30 Mar 2012

Typhoon Pakhar heading for Vietnam

Earlier this week, I mentioned that the weather computer models were hinting at a typhoon forming in the South China Sea to the east of Vietnam and the forecast has come to fruition.

Typhoon Pakhar is currently around 250 miles away from the coast of southern Vietnam and has been gaining energy from the tropical ocean, gradually becoming stronger.

The storm is expected to peak in strength on Saturday evening local time, with sustained winds of around 90mph and gusts up to 115mph, as it approaches the Vietnamese coast – placing it at an equivalent strength of a category 2 hurricane.

As the typhoon makes landfall, damaging gusts of wind are expected, as well as a storm surge, with waves in excess of 5 metres possible.

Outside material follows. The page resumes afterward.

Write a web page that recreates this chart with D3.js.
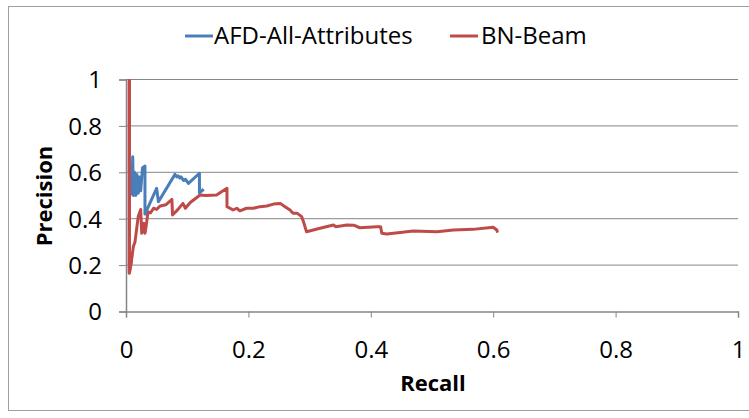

Image of Typhoon Pakhar – courtesy of CIMSS

There’ll also be heavy rain which will give a significant risk of flooding – particularly as the air is forced up over the mountains, causing the air to rise and condense more readily, enhancing the intensity of the rainfall.

Although once the storm makes landfall, it will rapidly weaken as it loses its supply of energy from the warm ocean waters.

Nevertheless, the remnants of the typhoon will push inland across southern Vietnam during the next few days as a tropical depression and reach eastern parts of Cambodia early next week.

Whilst the winds will have diminished by this stage, the remnants of the storm will still contain a lot of moisture and given that it is moving quite slowly, some places could see torrential rain falling for a considerable length of time.

Some of the weather computer models are suggesting that southern parts of Vietnam and eastern Cambodia could see as much as 100-150mm of rain during the next four days.

In the northern hemisphere, most tropical cyclones occur between June and November, with a peak in November. However, in the north west Pacific, they can occur at other times of the year.